Despite the temptation to plug your babies and toddlers in to TV, try to better manage your expectations, assessing what is truly realistic to accomplish each day–a feat that is a constant struggle for most busy families, and your typical Type A personality city slickers. Replace TV and videos with more authentic forms of learning. Read to your little ones, play music so the babies can listen and your toddlers can dance. Provide children with props that encourage them to use their imagination–something this generation is sometimes stripped of since there is so much media to “make believe” for them.
Most importantly, allow children to “play.” An article in the Huffington Post by Darell Hammond explains that this generation is not often encouraged to explore or inspired to create due to “parental paranoia,” over structured play and media driven distractions. Give your curious crawler an obstacle course of pillows and play mats to tackle, or provide your active toddler with the tools to make a culinary creation with a plastic bowl, handful of cheerios and spatula. It is amazing what magic your little muscian can make with a tupperware containter and spoon, or the architectural masterpiece with some empty boxes and stacking cups.

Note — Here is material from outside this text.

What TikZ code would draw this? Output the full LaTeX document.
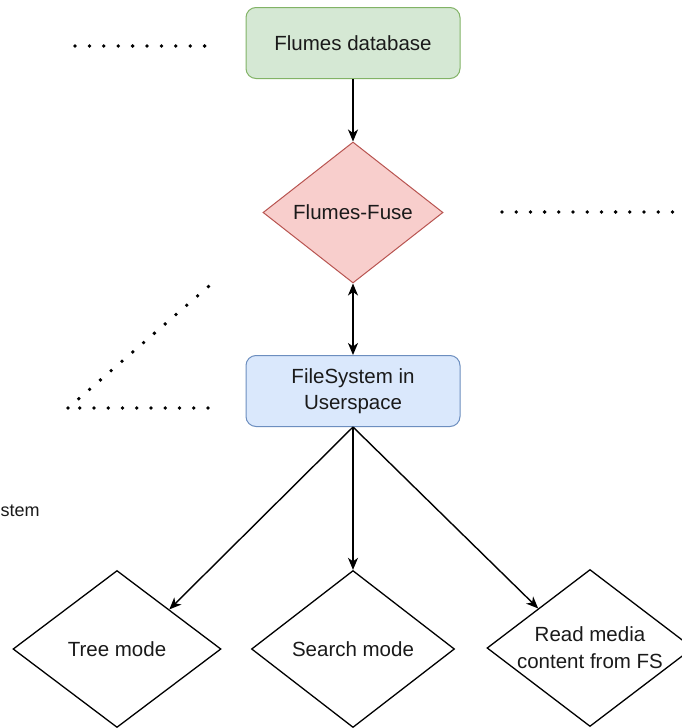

Let them be your sous chefs in the kitchen, or your little helpers around the house, as you load the dishwasher or throw a batch of laundry in the washing machine. Speak to your baby, letting him or her know what you are doing throughout your day. As babies turn to toddlers and approach 12-14 months, you will notice that they will start to mirror and mimic actions, words and sounds. This organic form of exploration allows your babies to increase their vocabulary, progress developmentally and build confidence. Children will learn both independence as well as social skills, creativity as well as discipline. You may even find that soon, your toddlers will entertain themselves long enough for you to check off one “to do” on your often daunting daily list.